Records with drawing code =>
╭──

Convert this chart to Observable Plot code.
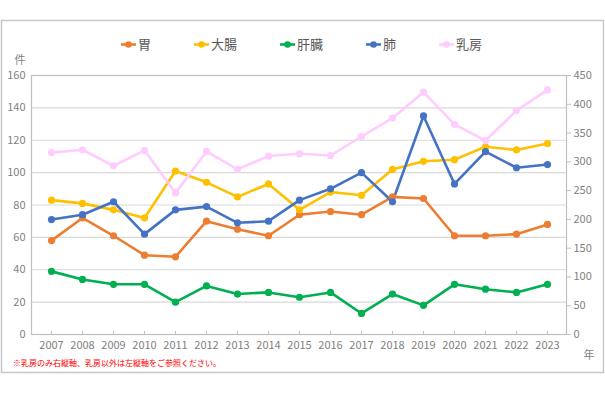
<!DOCTYPE html>
<html><head><meta charset="utf-8">
<script src="https://cdn.jsdelivr.net/npm/d3@7"></script>
<script src="https://cdn.jsdelivr.net/npm/@observablehq/plot@0.6"></script>
<style>
body{margin:0;background:#fff;}
svg{font-family:"Noto Sans CJK JP","Noto Sans",sans-serif;}
</style></head>
<body><div id="chart"></div>
<script>
const years = ["2007","2008","2009","2010","2011","2012","2013","2014","2015","2016","2017","2018","2019","2020","2021","2022","2023"];
const seriesNames = ["胃","大腸","肝臓","肺","乳房"];
const seriesColors = ["#ED7D31","#FFC000","#00B050","#4472C4","#FFCCFF"];
const stomach = [58,72,61,49,48,70,65,61,74,76,74,85,84,61,61,62,68];
const colon   = [83,81,77,72,101,94,85,93,77,88,86,102,107,108,116,114,118];
const liver   = [39,34,31,31,20,30,25,26,23,26,13,25,18,31,28,26,31];
const lung    = [71,74,82,62,77,79,69,70,83,90,100,82,135,93,113,103,105];
const breast  = [316,321,293,320,246,318,287,310,314,311,344,376,421,365,337,389,425]; // right axis
const leftTicks = [0,20,40,60,80,100,120,140,160];
const rightTicks = [0,50,100,150,200,250,300,350,400,450];
const leftMax = 160, rightMax = 450;
const footnote = "※乳房のみ右縦軸、乳房以外は左縦軸をご参照ください。";
const leftUnit = "件", xUnit = "年";

const seriesValues = [stomach, colon, liver, lung, breast];
const toLeft = v => v * leftMax / rightMax;
const rows = [];
seriesNames.forEach((name, i) => {
  seriesValues[i].forEach((v, j) => {
    rows.push({series: name, year: years[j], value: i === 4 ? toLeft(v) : v});
  });
});

const textColor = "#595959";
const plot = Plot.plot({
  width: 605, height: 395,
  marginLeft: 31, marginRight: 39, marginTop: 75, marginBottom: 61,
  style: {fontSize: "11px", color: textColor, background: "transparent", fontFamily: '"Noto Sans CJK JP","Noto Sans",sans-serif'},
  x: {type: "point", domain: years, padding: 0.5},
  y: {domain: [0, leftMax]},
  color: {domain: seriesNames, range: seriesColors},
  marks: [
    Plot.ruleY(leftTicks, {stroke: "#d9d9d9", strokeWidth: 1.2}),
    Plot.frame({stroke: "#bfbfbf", strokeWidth: 1.2}),
    Plot.ruleX(years, {x: d => d, y1: 0, y2: 1.8, stroke: "#bfbfbf"}),
    Plot.axisY(leftTicks, {anchor: "left", tickSize: 0, tickPadding: 6, label: null, fill: "#7f7f7f"}),
    Plot.axisY(rightTicks.map(toLeft), {anchor: "right", tickSize: 4, tickPadding: 3, stroke: "#bfbfbf", label: null, fill: "#7f7f7f", tickFormat: d => Math.round(d * rightMax / leftMax)}),
    Plot.axisX({anchor: "bottom", tickSize: 0, tickPadding: 7, label: null, fill: "#7f7f7f"}),
    Plot.line(rows, {x: "year", y: "value", z: "series", stroke: "series", strokeWidth: 2.6}),
    Plot.dot(rows, {x: "year", y: "value", fill: "series", r: 3.6})
  ]
});
document.getElementById("chart").appendChild(plot);

const svg = d3.select(plot);
// outer frame
svg.insert("rect", ":first-child").attr("x", 1.5).attr("y", 20.5).attr("width", 602).attr("height", 352)
  .attr("fill", "#fff").attr("stroke", "#c8c8c8").attr("stroke-width", 1.5);

// unit labels
svg.append("text").attr("x", 20).attr("y", 64).attr("text-anchor", "middle").attr("font-size", 11).attr("fill", "#7f7f7f").text(leftUnit);
svg.append("text").attr("x", 589).attr("y", 359).attr("text-anchor", "middle").attr("font-size", 11).attr("fill", "#7f7f7f").text(xUnit);

// footnote
svg.append("text").attr("x", 13).attr("y", 366).attr("text-anchor", "start").attr("font-size", 8).attr("fill", "#ff0000").text(footnote);

// legend
const lg = svg.append("g").attr("text-anchor", "start");
let lx = 121;
const ly = 44.5;
seriesNames.forEach((name, i) => {
  lg.append("line").attr("x1", lx).attr("x2", lx + 15).attr("y1", ly).attr("y2", ly)
    .attr("stroke", seriesColors[i]).attr("stroke-width", 2.6);
  lg.append("circle").attr("cx", lx + 7.5).attr("cy", ly).attr("r", 3.3).attr("fill", seriesColors[i]);
  const t = lg.append("text").attr("x", lx + 17).attr("y", ly).attr("dy", "0.36em")
    .attr("text-anchor", "start").attr("font-size", 13).attr("fill", textColor).text(name);
  const w = t.node().getComputedTextLength();
  lx = lx + 17 + w + 43;
});
</script></body></html>
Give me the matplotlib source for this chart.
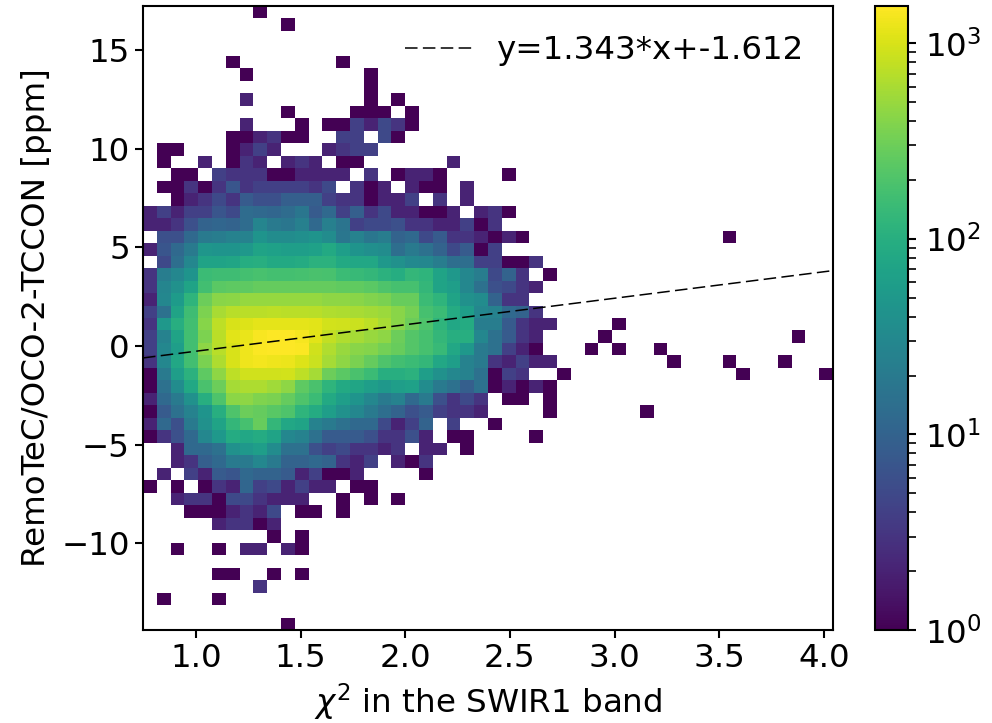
import numpy as np
import matplotlib
matplotlib.use('Agg')
import matplotlib.pyplot as plt
from matplotlib.colors import LogNorm

# counts per bin, top row first, trailing empty bins left out
counts = [
    [0, 0, 0, 0, 0, 0, 0, 0, 1],
    [0, 0, 0, 0, 0, 0, 0, 0, 0, 0, 1],
    [],
    [],
    [0, 0, 0, 0, 0, 0, 1, 0, 0, 0, 0, 0, 0, 0, 1],
    [0, 0, 0, 0, 0, 0, 0, 1, 0, 0, 0, 0, 0, 0, 0, 0, 1],
    [0, 0, 0, 0, 0, 0, 0, 0, 0, 0, 0, 0, 0, 0, 0, 0, 1],
    [0, 0, 0, 0, 0, 0, 0, 2, 0, 0, 0, 0, 0, 0, 0, 0, 1, 0, 1],
    [0, 0, 0, 0, 0, 0, 0, 0, 0, 0, 1, 0, 0, 0, 0, 1, 1, 1, 0, 1],
    [0, 0, 0, 0, 0, 0, 0, 2, 0, 0, 0, 1, 0, 1, 1, 4, 2, 5, 3, 1],
    [0, 0, 0, 0, 0, 0, 1, 1, 2, 3, 1, 1, 0, 0, 4, 4, 0, 5, 1],
    [0, 1, 1, 0, 0, 0, 1, 2, 4, 2, 0, 0, 0, 2, 3, 4, 4],
    [0, 1, 0, 0, 2, 0, 1, 3, 2, 0, 2, 3, 2, 0, 1, 1, 0, 0, 0, 0, 0, 0, 2],
    [0, 0, 1, 1, 0, 4, 3, 3, 3, 1, 1, 2, 2, 2, 2, 0, 3, 0, 1, 2, 2, 1, 0, 0, 0, 0, 1],
    [0, 1, 1, 3, 1, 3, 7, 3, 4, 4, 4, 4, 3, 5, 0, 3, 1, 2, 0, 2, 1, 1, 0, 2],
    [0, 0, 1, 2, 3, 5, 3, 8, 6, 6, 9, 9, 9, 4, 3, 3, 1, 2, 2, 4, 0, 3, 0, 2],
    [2, 4, 2, 4, 4, 7, 5, 13, 12, 11, 13, 18, 8, 12, 4, 9, 3, 5, 2, 2, 1, 1, 2, 0, 2, 3, 1],
    [2, 2, 3, 6, 10, 11, 10, 13, 28, 20, 18, 24, 12, 24, 17, 4, 5, 5, 6, 3, 3, 2, 2, 4, 1, 3],
    [0, 6, 6, 12, 20, 22, 26, 26, 45, 35, 35, 38, 45, 35, 18, 25, 18, 22, 10, 12, 5, 8, 3, 3, 2, 1, 2, 1],
    [2, 7, 12, 20, 48, 45, 45, 50, 70, 65, 60, 60, 65, 85, 60, 45, 38, 35, 14, 20, 15, 10, 5, 8, 1, 4],
    [0, 5, 14, 30, 70, 70, 75, 95, 100, 85, 85, 90, 110, 110, 85, 80, 80, 50, 40, 32, 30, 22, 14, 14, 4, 4, 1, 1, 3],
    [3, 22, 30, 45, 150, 160, 160, 175, 185, 175, 175, 180, 190, 185, 150, 140, 130, 110, 95, 130, 120, 70, 50, 30, 22, 5, 10, 3, 0, 1],
    [3, 28, 40, 70, 170, 240, 250, 250, 270, 270, 270, 270, 270, 270, 260, 260, 240, 200, 180, 180, 130, 70, 60, 30, 15, 6, 5, 3, 2],
    [2, 30, 55, 120, 300, 420, 430, 480, 480, 480, 480, 480, 480, 440, 440, 420, 380, 350, 280, 280, 150, 120, 70, 40, 35, 10, 3, 3],
    [4, 15, 70, 160, 360, 600, 700, 720, 720, 740, 720, 720, 700, 650, 620, 600, 560, 520, 420, 330, 180, 150, 90, 60, 30, 25, 12, 10, 3],
    [3, 50, 100, 170, 410, 740, 1000, 1050, 1150, 1150, 1150, 1150, 1100, 950, 900, 850, 740, 600, 420, 300, 200, 120, 80, 90, 22, 22, 8, 3, 2, 2, 0, 0, 0, 0, 1],
    [4, 25, 70, 170, 360, 720, 1100, 1200, 1450, 1550, 1550, 1400, 1100, 800, 650, 580, 500, 450, 300, 220, 180, 130, 100, 100, 30, 15, 8, 3, 2, 0, 0, 0, 0, 1, 0, 0, 0, 0, 0, 0, 0, 0, 0, 0, 0, 0, 0, 1],
    [4, 30, 60, 170, 450, 700, 1000, 1300, 1500, 1550, 1550, 1500, 900, 650, 500, 420, 400, 320, 280, 220, 180, 140, 80, 50, 20, 15, 4, 2, 1, 0, 0, 0, 1, 0, 1, 0, 0, 1],
    [3, 30, 80, 170, 350, 620, 1000, 1300, 1350, 1300, 1250, 1050, 850, 580, 450, 350, 270, 200, 170, 150, 130, 80, 60, 25, 20, 3, 2, 4, 2, 2, 0, 0, 0, 0, 0, 0, 0, 0, 1, 0, 0, 0, 1, 0, 0, 0, 1],
    [1, 20, 60, 110, 250, 450, 750, 900, 900, 900, 950, 740, 580, 300, 240, 190, 150, 100, 100, 110, 60, 40, 30, 25, 15, 1, 4, 3, 0, 0, 1, 0, 0, 0, 0, 0, 0, 0, 0, 0, 0, 0, 0, 1, 0, 0, 0, 0, 0, 1],
    [1, 15, 35, 82, 190, 300, 580, 620, 620, 550, 450, 250, 190, 120, 85, 75, 60, 50, 60, 65, 35, 20, 15, 9, 15, 1, 2, 1, 2, 1],
    [2, 12, 20, 40, 100, 200, 430, 450, 370, 350, 270, 200, 150, 85, 60, 45, 30, 20, 25, 12, 20, 6, 3, 5, 3, 0, 1, 1, 0, 1],
    [1, 8, 15, 25, 45, 100, 200, 300, 270, 230, 200, 120, 90, 60, 40, 30, 20, 14, 10, 6, 8, 4, 3, 3, 2, 0, 0, 0, 0, 1, 0, 0, 0, 0, 0, 0, 1],
    [2, 12, 6, 20, 40, 70, 130, 180, 280, 130, 80, 70, 25, 20, 15, 12, 12, 5, 2, 4, 10, 0, 4, 0, 0, 1],
    [1, 3, 6, 12, 30, 50, 90, 80, 90, 70, 30, 25, 15, 8, 8, 8, 6, 3, 3, 6, 2, 0, 1, 1, 0, 0, 0, 0, 1],
    [0, 0, 2, 12, 12, 15, 40, 50, 60, 35, 15, 15, 6, 4, 5, 3, 3, 2, 3, 0, 2, 2, 0, 1],
    [0, 0, 2, 3, 9, 12, 20, 20, 30, 20, 10, 10, 12, 10, 3, 2, 4, 0, 2, 1, 3],
    [0, 2, 0, 4, 2, 8, 7, 12, 10, 10, 8, 2, 4, 1, 1, 2, 0, 0, 0, 0, 1],
    [1, 0, 1, 0, 1, 3, 2, 11, 4, 5, 2, 4, 2, 2, 0, 1, 1],
    [0, 0, 2, 3, 3, 1, 5, 5, 3, 2, 2, 2, 0, 0, 1, 0, 1, 0, 1],
    [0, 0, 0, 1, 1, 1, 2, 3, 2, 5, 0, 1, 1, 0, 1],
    [0, 0, 0, 0, 0, 2, 3, 3, 1, 2],
    [0, 0, 0, 0, 0, 0, 0, 0, 0, 1, 0, 1],
    [0, 0, 1, 0, 0, 1, 0, 2, 2, 0, 2, 1],
    [],
    [0, 0, 0, 0, 0, 1, 1, 0, 0, 1, 0, 1],
    [0, 0, 0, 0, 0, 0, 0, 0, 3],
    [0, 1, 0, 0, 0, 1],
    [],
    [0, 0, 0, 0, 0, 0, 0, 0, 0, 0, 1],
]
# the picture also has one bin in row 18 far to the right of the cloud
extra_bins = [(18, 42, 1)]

x_range = [0.747, 4.043]
y_range = [-14.4, 17.23]
slope = 1.343
intercept = -1.612
n_bins = 50
font_size = 23.4

grid = np.zeros((n_bins, n_bins))
for j, row in enumerate(counts):
    grid[j, :len(row)] = row
for j, i, v in extra_bins:
    grid[j, i] = v
# pcolormesh wants the lowest y first
grid = np.ma.masked_equal(grid[::-1], 0)

xedges = np.linspace(x_range[0], x_range[1], n_bins + 1)
yedges = np.linspace(y_range[0], y_range[1], n_bins + 1)

fig = plt.figure(figsize=(9.92, 7.23), dpi=100)
ax = fig.add_axes([143 / 992, 1 - 630 / 723, 690 / 992, 624 / 723])
cax = fig.add_axes([875 / 992, 1 - 630 / 723, 33 / 992, 624 / 723])

mesh = ax.pcolormesh(xedges, yedges, grid, cmap='viridis', norm=LogNorm(vmin=1, vmax=1550))

line_x = np.array(x_range)
ax.plot(line_x, slope * line_x + intercept, color='k', linewidth=1.1, dashes=(8.2, 3.5),
        label=f'y={slope}*x+{intercept}')

ax.set_xlim(x_range)
ax.set_ylim(y_range)
ax.set_xticks([1.0, 1.5, 2.0, 2.5, 3.0, 3.5, 4.0])
ax.set_yticks([-10, -5, 0, 5, 10, 15])
ax.tick_params(labelsize=font_size, width=1.5, length=6)
ax.set_xlabel(r'$\chi^2$ in the SWIR1 band', fontsize=font_size, labelpad=5)
ax.set_ylabel('RemoTeC/OCO-2-TCCON [ppm]', fontsize=font_size, labelpad=7)
ax.legend(loc='upper right', frameon=False, fontsize=font_size, handlelength=2.15,
          handletextpad=0.68)
for s in ax.spines.values():
    s.set_linewidth(1.5)

cbar = fig.colorbar(mesh, cax=cax)
cbar.ax.tick_params(labelsize=font_size, width=1.5, length=6, pad=6)
cbar.ax.tick_params(which='minor', width=1.2, length=5.5)
cbar.outline.set_linewidth(1.5)

plt.savefig('out.png', dpi=100)
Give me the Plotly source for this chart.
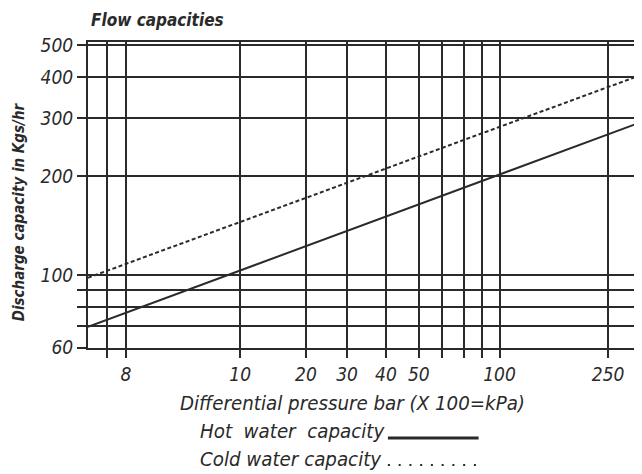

╰──

Exercise details => Only the lines from the one containing "Give me the matplotlib source for this chart." down to the one containing "from matplotlib.colors import LogNorm" should be copied, exactly and with both ends kept. Drop the pictures.

Exercise output =>
Give me the matplotlib source for this chart.
import numpy as np
import matplotlib
matplotlib.use('Agg')
import matplotlib.pyplot as plt
from matplotlib.colors import LogNorm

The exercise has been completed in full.